There is hope, friends, there is.

A Gem of a meal
By Coco Eyre

Oranges with bottarga and fresh cheese.
Photo by Coco Eyre

Gem feels less like a restaurant than a warm and cozy house, and Flynn’s cooking is out of this world.
Here’s what a food writer for The New York Times said about it: “His cooking is nuanced, his plating is often lyrical and the flavors, at least this spring and summer, have been delicate, subtle and very fresh. The vegetables and fruits he uses in profusion look and taste as if they had dropped off the vine right on to the hand-spun, earth-toned ceramic dishes.”

Our dinner consisted of 12 courses. We started the evening with raw scallops and pickled white asparagus, a combination I would have never thought of. There was lamb tartare with chamomile and nasturtium; delicate Bluepoint oysters with sweet potato and rye.

My favorite dish of the night had to be the oranges with bottarga (salted cured roe of the mullet fish) and fresh cheese. The saltiness of the cheese paired perfectly with the light acidity of the fresh oranges.
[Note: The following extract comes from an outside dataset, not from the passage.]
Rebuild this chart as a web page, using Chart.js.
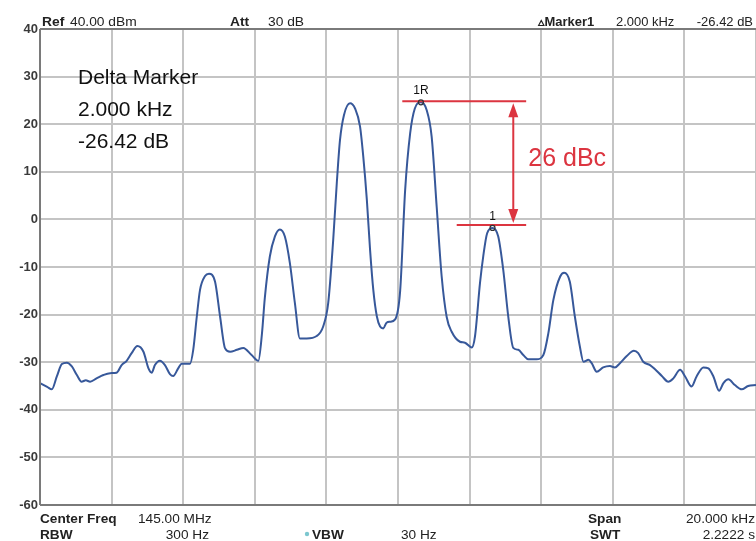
<!DOCTYPE html>
<html><head><meta charset="utf-8">
<script src="https://cdn.jsdelivr.net/npm/chart.js@4/dist/chart.umd.min.js"></script>
<style>html,body{margin:0;padding:0;background:#fff;}#wrap{width:756px;height:541px;position:relative}</style>
</head><body><div id="wrap"><canvas id="c" width="756" height="541"></canvas></div>
<script>
// ---- data (frequency offset from 145.00 MHz in kHz, level in dBm) ----
const freqKHz = [
-10.00,-9.80,-9.67,-9.53,-9.39,-9.25,-9.11,-8.97,-8.84,-8.72,-8.60,-8.42,-8.23,-8.04,-7.86,-7.72,-7.58,-7.44,-7.28,-7.11,
-6.97,-6.88,-6.79,-6.65,-6.51,-6.37,-6.28,-6.14,-6.04,-5.81,-5.72,-5.62,-5.53,-5.39,-5.28,-5.11,-4.97,-4.83,-4.69,-4.50,
-4.32,-4.09,-3.90,-3.80,-3.72,-3.58,-3.44,-3.30,-3.16,-3.02,-2.88,-2.74,-2.55,-2.27,-2.09,-1.95,-1.81,-1.71,-1.62,-1.51,
-1.34,-1.20,-1.06,-0.97,-0.87,-0.78,-0.69,-0.59,-0.50,-0.41,-0.32,-0.22,-0.08,0.06,0.20,0.34,0.47,0.64,0.80,0.94,
1.08,1.22,1.36,1.50,1.73,1.87,2.06,2.15,2.29,2.38,2.49,2.64,2.80,2.94,3.08,3.22,3.36,3.50,3.64,3.87,
4.06,4.20,4.34,4.53,4.64,4.80,4.94,5.08,5.18,5.32,5.41,5.55,5.73,5.92,6.06,6.20,6.39,6.59,6.71,6.85,
7.04,7.18,7.37,7.55,7.69,7.88,8.02,8.20,8.34,8.53,8.67,8.81,8.97,9.09,9.23,9.41,9.60,9.78,10.00];
const levelDb = [
-34.4,-35.2,-35.7,-33.0,-30.4,-30.1,-30.9,-32.7,-34.1,-33.8,-34.1,-33.4,-32.7,-32.3,-32.2,-30.6,-29.7,-28.1,-26.6,-27.8,
-31.3,-32.2,-30.6,-29.7,-30.6,-32.5,-32.9,-31.3,-30.3,-30.3,-27.4,-20.4,-14.8,-11.9,-11.4,-13.1,-20.4,-27.1,-27.8,-27.4,
-27.0,-28.5,-29.7,-24.0,-16.5,-7.8,-3.6,-2.1,-3.6,-9.2,-17.6,-25.0,-25.0,-24.5,-22.5,-17.6,-4.3,7.6,16.7,21.9,
24.4,23.3,19.5,13.2,4.1,-6.4,-14.8,-20.4,-22.5,-22.9,-21.7,-21.5,-21.0,-15.0,6.2,18.1,23.3,24.6,23.0,17.4,
2.7,-12.0,-20.5,-23.6,-25.7,-25.9,-26.9,-24.6,-13.4,-7.8,-2.9,-1.8,-3.6,-10.6,-20.4,-27.0,-27.4,-28.5,-29.4,-29.4,
-28.5,-23.9,-16.9,-12.0,-11.2,-13.1,-20.4,-26.7,-29.9,-29.5,-30.2,-32.0,-31.1,-30.8,-31.1,-30.2,-28.7,-27.6,-28.1,-29.9,
-30.6,-31.5,-32.9,-34.1,-33.4,-31.6,-33.0,-35.1,-33.0,-31.1,-31.3,-33.0,-36.0,-34.4,-33.6,-34.8,-35.7,-35.0,-34.8];
const yTickValues = [40,30,20,10,0,-10,-20,-30,-40,-50,-60];
const markerFreq = [0.64, 2.64];
const markerLevel = [24.6, -1.8];
const markerNames = ['1R', '1'];
const deltaLines = ['Delta Marker', '2.000 kHz', '-26.42 dB'];
const dbcLabel = '26 dBc';
const headerLeft = [['Ref', true], ['40.00 dBm', false], ['Att', true], ['30 dB', false]];
const headerRight = [['\u25B5Marker1', true], ['2.000 kHz', false], ['-26.42 dB', false]];
const footer1 = [['Center Freq', true], ['145.00 MHz', false], ['Span', true], ['20.000 kHz', false]];
const footer2 = [['RBW', true], ['300 Hz', false], ['VBW', true], ['30 Hz', false], ['SWT', true], ['2.2222 s', false]];

const pts = freqKHz.map((f, i) => ({x: f, y: levelDb[i]}));
const FONT = '"Liberation Sans", Arial, sans-serif';
const RED = '#dc3540';

function txt(ctx, s, x, y, size, bold, color, align, stretch) {
  ctx.save();
  ctx.font = (bold ? 'bold ' : '') + size + 'px ' + FONT;
  ctx.fillStyle = color;
  ctx.textBaseline = 'alphabetic';
  const w = ctx.measureText(s).width * stretch;
  let x0 = x;
  if (align === 'right') x0 = x - w;
  if (align === 'center') x0 = x - w / 2;
  ctx.translate(x0, y);
  ctx.scale(stretch, 1);
  ctx.textAlign = 'left';
  ctx.fillText(s, 0, 0);
  ctx.restore();
}

const overlay = {
  id: 'overlay',
  afterDatasetsDraw(chart) {
    const ctx = chart.ctx;
    const xs = chart.scales.x, ys = chart.scales.y;
    const ca = chart.chartArea;
    // frame lines
    ctx.save();
    ctx.strokeStyle = '#7a7a7a';
    ctx.lineWidth = 2;
    ctx.beginPath();
    ctx.moveTo(ca.left, ca.top); ctx.lineTo(ca.right, ca.top);
    ctx.moveTo(ca.left, ca.bottom); ctx.lineTo(ca.right, ca.bottom);
    ctx.moveTo(ca.left, ca.top); ctx.lineTo(ca.left, ca.bottom);
    ctx.stroke();
    ctx.restore();

    // delta reference lines
    const yTop = ys.getPixelForValue(markerLevel[0]) - 1;
    const yBot = ys.getPixelForValue(markerLevel[1]) - 3;
    const xEnd = xs.getPixelForValue(3.58);
    const xArrow = xs.getPixelForValue(3.22);
    ctx.save();
    ctx.strokeStyle = RED; ctx.fillStyle = RED; ctx.lineWidth = 2;
    ctx.beginPath();
    ctx.moveTo(xs.getPixelForValue(0.12), yTop); ctx.lineTo(xEnd, yTop);
    ctx.moveTo(xs.getPixelForValue(1.64), yBot); ctx.lineTo(xEnd, yBot);
    ctx.stroke();
    ctx.beginPath();
    ctx.moveTo(xArrow, yTop + 12); ctx.lineTo(xArrow, yBot - 12);
    ctx.stroke();
    ctx.beginPath();
    ctx.moveTo(xArrow, yTop + 2); ctx.lineTo(xArrow - 5, yTop + 16); ctx.lineTo(xArrow + 5, yTop + 16); ctx.closePath(); ctx.fill();
    ctx.beginPath();
    ctx.moveTo(xArrow, yBot - 2); ctx.lineTo(xArrow - 5, yBot - 16); ctx.lineTo(xArrow + 5, yBot - 16); ctx.closePath(); ctx.fill();
    ctx.restore();
    txt(ctx, dbcLabel, xArrow + 15, (yTop + yBot) / 2 + 3, 25, false, RED, 'left', 1.0);

    // markers
    markerFreq.forEach((f, i) => {
      const px = xs.getPixelForValue(f), py = ys.getPixelForValue(markerLevel[i]);
      ctx.save();
      ctx.strokeStyle = '#333'; ctx.lineWidth = 1.2;
      ctx.beginPath(); ctx.arc(px, py, 2.5, 0, Math.PI * 2); ctx.stroke();
      ctx.restore();
      txt(ctx, markerNames[i], px, py - 8, 12, false, '#111', 'center', 1.0);
    });

    // delta marker box text
    deltaLines.forEach((s, i) => {
      txt(ctx, s, 78, 84 + i * 32, 21, false, '#111', 'left', 1.0);
    });

    // header
    const hx = [42, 70, 230, 268];
    headerLeft.forEach((h, i) => txt(ctx, h[0], hx[i], 26, 12, h[1], '#222', 'left', 1.15));
    const hr = [[538, 'left'], [616, 'left'], [753, 'right']];
    headerRight.forEach((h, i) => txt(ctx, h[0], hr[i][0], 26, 12, h[1], '#222', hr[i][1], 1.08));
    // footer
    const f1 = [[40, 'left'], [138, 'left'], [588, 'left'], [755, 'right']];
    footer1.forEach((h, i) => txt(ctx, h[0], f1[i][0], 523, 13, h[1], '#222', f1[i][1], 1.05));
    const f2 = [[40, 'left'], [209, 'right'], [312, 'left'], [401, 'left'], [590, 'left'], [755, 'right']];
    footer2.forEach((h, i) => txt(ctx, h[0], f2[i][0], 539, 13, h[1], '#222', f2[i][1], 1.05));
    ctx.save();
    ctx.fillStyle = '#7cc7cf';
    ctx.beginPath(); ctx.arc(307, 534, 2.2, 0, Math.PI * 2); ctx.fill();
    ctx.restore();
  }
};

new Chart(document.getElementById('c'), {
  type: 'line',
  data: {
    datasets: [{
      data: pts,
      borderColor: '#37589a',
      borderWidth: 2,
      pointRadius: 0,
      fill: false,
      cubicInterpolationMode: 'monotone'
    }]
  },
  options: {
    responsive: false,
    animation: false,
    devicePixelRatio: 1,
    layout: {padding: {top: 29, right: 0, left: 0, bottom: 0}},
    plugins: {legend: {display: false}, tooltip: {enabled: false}},
    scales: {
      x: {
        type: 'linear', min: -10, max: 10,
        ticks: {display: false, stepSize: 2},
        grid: {color: '#c4c4c4', lineWidth: 2, drawTicks: false},
        border: {display: false},
        afterFit(s) { s.height = 36; }
      },
      y: {
        type: 'linear', min: -60, max: 40,
        afterBuildTicks(s) { s.ticks = yTickValues.map(v => ({value: v})); },
        ticks: {
          color: '#3a3a3a', padding: 2,
          font: {family: FONT, size: 13, weight: 'bold'},
          callback: v => String(v)
        },
        grid: {color: '#c4c4c4', lineWidth: 2, drawTicks: false},
        border: {display: false},
        afterFit(s) { s.width = 40; }
      }
    }
  },
  plugins: [overlay]
});
</script>
</body></html>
We ended the evening with a parsnip cake topped with a toasted oat ice cream, a chanterelle cinnamon roll and candied parsnip and apple.

The food we ate that night inspired me to rekindle the love I used to have for cooking when I was on Chopped Junior. I got burned out after all the intense training and prep and the weirdness of the TV world, but after eating at Gem I started to remember all the amazing things you could do with just a few simple ingredients, and I was inspired by the fact that Flynn is only 20 and he’s running his own restaurant already. I cannot wait to make my way back to Gem in the near future.